Mas tudo isto teve uma consequência para a serpente: “Então o Senhor Deus disse à serpente: ‘Porquanto fizeste isto, maldita serás mais que toda a fera, e mais que todos os animais do campo; sobre o teu ventre andarás, e pó comerás todos os dias da tua vida’” (Gênesis 3,14). A serpente é amaldiçoada a ser presa à terra, a rastejar sobre o seu ventre. Seria uma ingenuidade muito grande pensar que esses relatos tratam de realidades da natureza, que está se falando aqui de uma cobra. Seria não apenas uma ingenuidade, mas na realidade um materialismo religioso. Esses relatos são imaginações, se referem a acontecimentos espirituais. A realidade desses relatos podemos verificar na nossa própria alma. O fato de que ‘comemos da árvore do conhecimento’ vivenciamos todos nós, pois temos, uns mais, outros menos, a possibilidade de reconhecer o que é o bem, e o que é o mal. Que a partir dessa possibilidade entramos na esfera da liberdade, vivenciamos também, pois muitas vezes não sabemos como nos decidir. E muitas vezes todas as preces para que Deus nos diga o que temos que fazer, não nos ajuda: ele nos deixa livres. Mas o que em nossa época podemos vivenciar com muita clareza é que a possibilidade do conhecimento, que ganhamos da serpente, de Lúcifer, foi amaldiçoada, se ligou a um impulso arimânico: o conhecimento do ser humano se aprisionou sempre mais à matéria, se tornou materialista. Somos nós, com o nosso pensar, que rastejamos por sobre a terra. A serpente é amaldiçoada em nossa consciência.
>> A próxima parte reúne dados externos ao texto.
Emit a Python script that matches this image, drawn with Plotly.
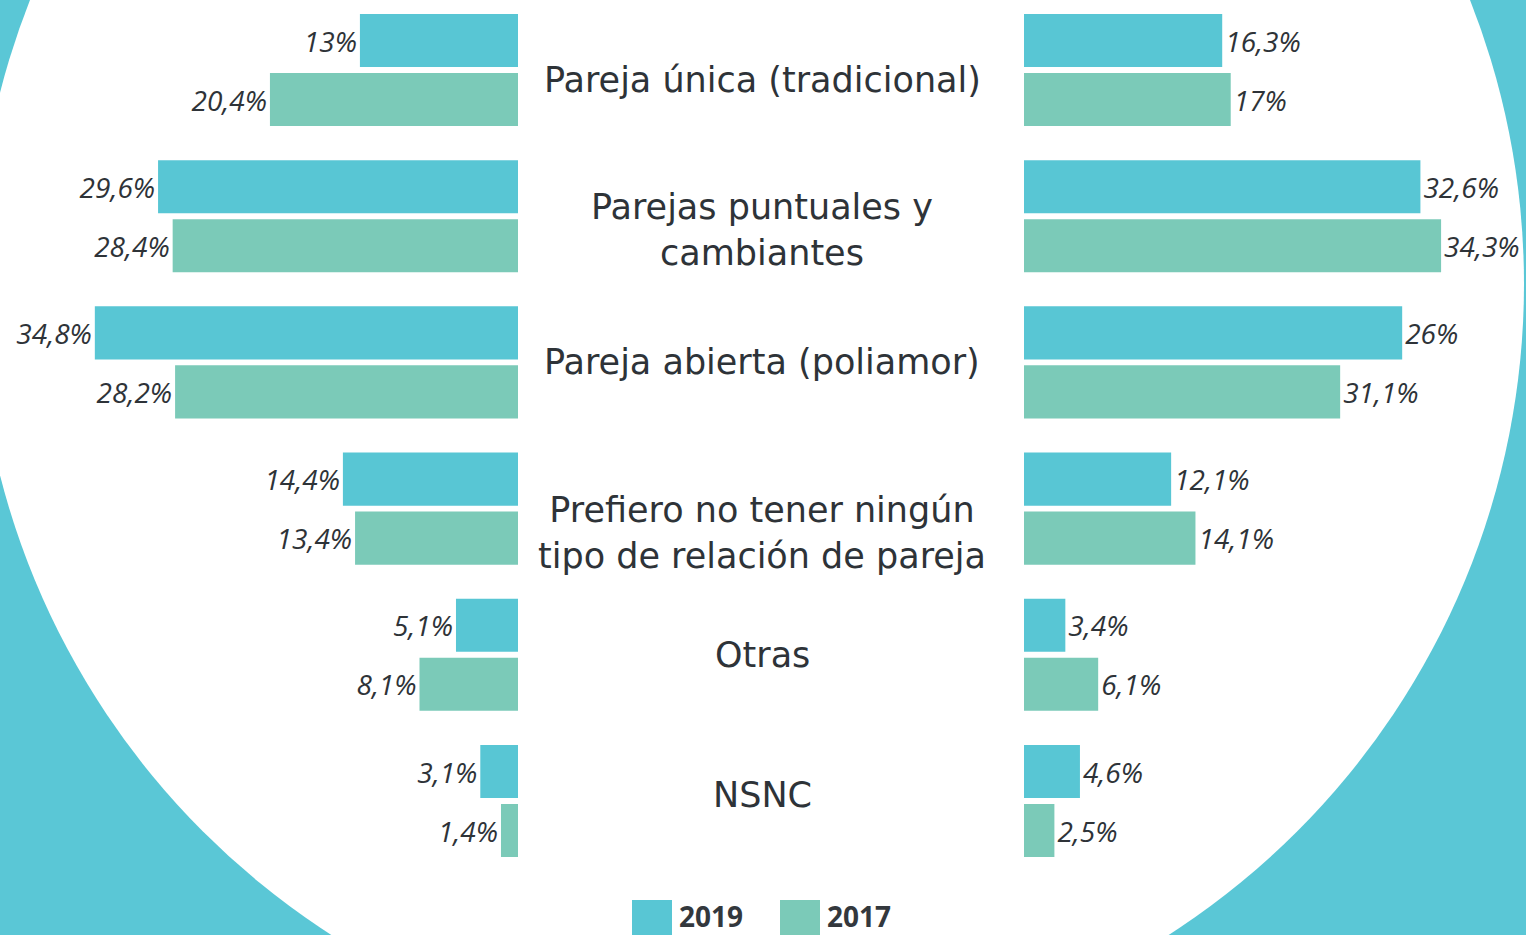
import plotly.graph_objects as go

# ---- data ----
categories = [
    "Pareja única (tradicional)",
    "Parejas puntuales y<br>cambiantes",
    "Pareja abierta (poliamor)",
    "Prefiero no tener ningún<br>tipo de relación de pareja",
    "Otras",
    "NSNC",
]
series_names = ["2019", "2017"]
# bar lengths as drawn in the picture (%)
left_2019 = [13.0, 29.6, 34.8, 14.4, 5.1, 3.1]
left_2017 = [20.4, 28.4, 28.2, 13.4, 8.1, 1.4]
right_2019 = [16.3, 32.6, 31.1, 12.1, 3.4, 4.6]
right_2017 = [17.0, 34.3, 26.0, 14.1, 6.1, 2.5]
# value labels as printed in the picture
left_2019_labels = ["13%", "29,6%", "34,8%", "14,4%", "5,1%", "3,1%"]
left_2017_labels = ["20,4%", "28,4%", "28,2%", "13,4%", "8,1%", "1,4%"]
right_2019_labels = ["16,3%", "32,6%", "26%", "12,1%", "3,4%", "4,6%"]
right_2017_labels = ["17%", "34,3%", "31,1%", "14,1%", "6,1%", "2,5%"]

# ---- style ----
W, H = 1526, 935
CYAN = "#58C6D4"
GREEN = "#7BCAB8"
BG = "#5AC7D6"
TXT = "#2E3338"
VAL_FONT = "Open Sans"
CAT_FONT = "DejaVu Sans"
colors = [CYAN, GREEN]
label_yshift = [-10, -14, 0, -24, 0, 6]  # pixel nudges of the centre labels

y_idx = list(range(len(categories)))

fig = go.Figure()
panels = (
    ("x", [left_2019, left_2017], [left_2019_labels, left_2017_labels]),
    ("x2", [right_2019, right_2017], [right_2019_labels, right_2017_labels]),
)
for axis, series, labels in panels:
    for name, vals, labs, col in zip(series_names, series, labels, colors):
        fig.add_trace(go.Bar(
            y=y_idx, x=vals, orientation="h", name=name, marker_color=col,
            marker_line_width=0, xaxis=axis, yaxis="y",
            text=labs, textposition="outside", cliponaxis=False,
            textfont=dict(family=VAL_FONT, size=28, color=TXT, style="italic"),
            constraintext="none", showlegend=False, hoverinfo="skip",
        ))

PX_PER_PCT = 12.16
left_zero = 518
right_zero = 1024
group_px = 146.2
first_center = 70

hidden = dict(showgrid=False, zeroline=False, showticklabels=False, showline=False, ticks="")
fig.update_layout(
    width=W, height=H,
    margin=dict(l=0, r=0, t=0, b=0),
    paper_bgcolor=BG, plot_bgcolor="rgba(0,0,0,0)",
    barmode="group", bargap=1 - 118 / group_px, bargroupgap=0.10,
    xaxis=dict(domain=[0, left_zero / W], range=[left_zero / PX_PER_PCT, 0], anchor="y", **hidden),
    xaxis2=dict(domain=[right_zero / W, 1], range=[0, (W - right_zero) / PX_PER_PCT], anchor="y", **hidden),
    yaxis=dict(domain=[0, 1],
               range=[-first_center / group_px + H / group_px, -first_center / group_px],
               **hidden),
    showlegend=False,
)

# white circle background
cx, cy, r = 750, 284, 774
fig.add_shape(type="circle", xref="paper", yref="paper", layer="below",
              x0=(cx - r) / W, x1=(cx + r) / W,
              y0=1 - (cy + r) / H, y1=1 - (cy - r) / H,
              fillcolor="white", line_width=0)

# category labels in centre
for i, cat in enumerate(categories):
    fig.add_annotation(x=762 / W, xref="paper", y=i, yref="y", text=cat,
                       showarrow=False, xanchor="center", yanchor="middle",
                       yshift=label_yshift[i],
                       font=dict(family=CAT_FONT, size=35, color=TXT))

# legend
leg = [(632, CYAN, series_names[0]), (780, GREEN, series_names[1])]
for x0, col, name in leg:
    fig.add_shape(type="rect", xref="paper", yref="paper",
                  x0=x0 / W, x1=(x0 + 40) / W, y0=0, y1=1 - 900 / H,
                  fillcolor=col, line_width=0)
    fig.add_annotation(x=(x0 + 45) / W, xref="paper", y=1 - 916 / H, yref="paper",
                       text=f"<b>{name}</b>", showarrow=False, xanchor="left", yanchor="middle",
                       font=dict(family=VAL_FONT, size=28, color="#33383D"))

fig.write_html("out.html",
               config={"displayModeBar": False},
               post_script="document.body.style.margin='0';document.body.style.padding='0';"
                           "document.body.style.overflow='hidden';")
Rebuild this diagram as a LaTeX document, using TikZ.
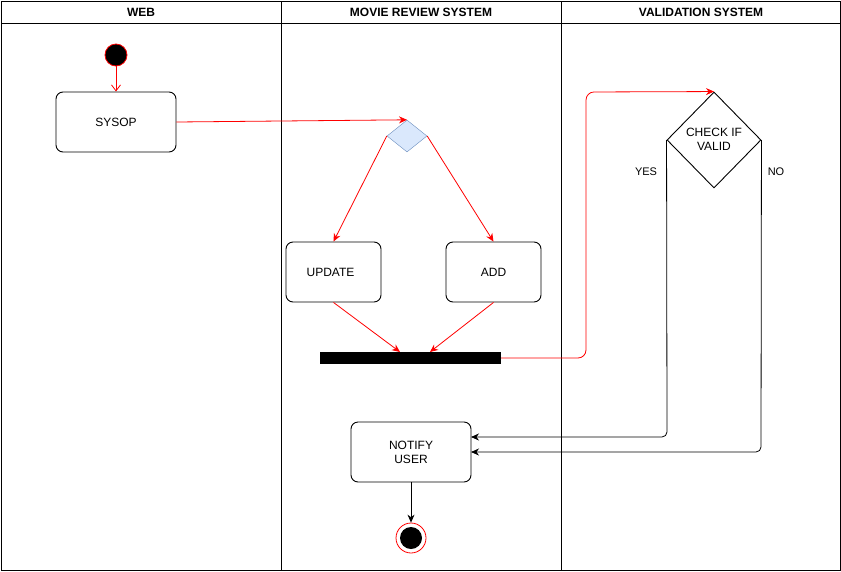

Devemos ter uma imensa gratidão pela serpente que nos deu a possibilidade da liberdade. Mas devemos ter também uma enorme responsabilidade de redimir a serpente, libertando-a da prisão da matéria, de ‘levantar a serpente no deserto’. A qualidade horizontal, que o nosso pensar desenvolveu com o materialismo, temos de transformar em uma qualidade vertical, dar a verticalidade humana à serpente, a possibilidade de unir céu e terra. Na espiritualização do nosso pensar erguemos a serpente, redimimos Lúcifer. Essa é a tarefa do Filho do Homem e essa é a nossa tarefa como aspirantes a nos tornarmos Filhos do Homem.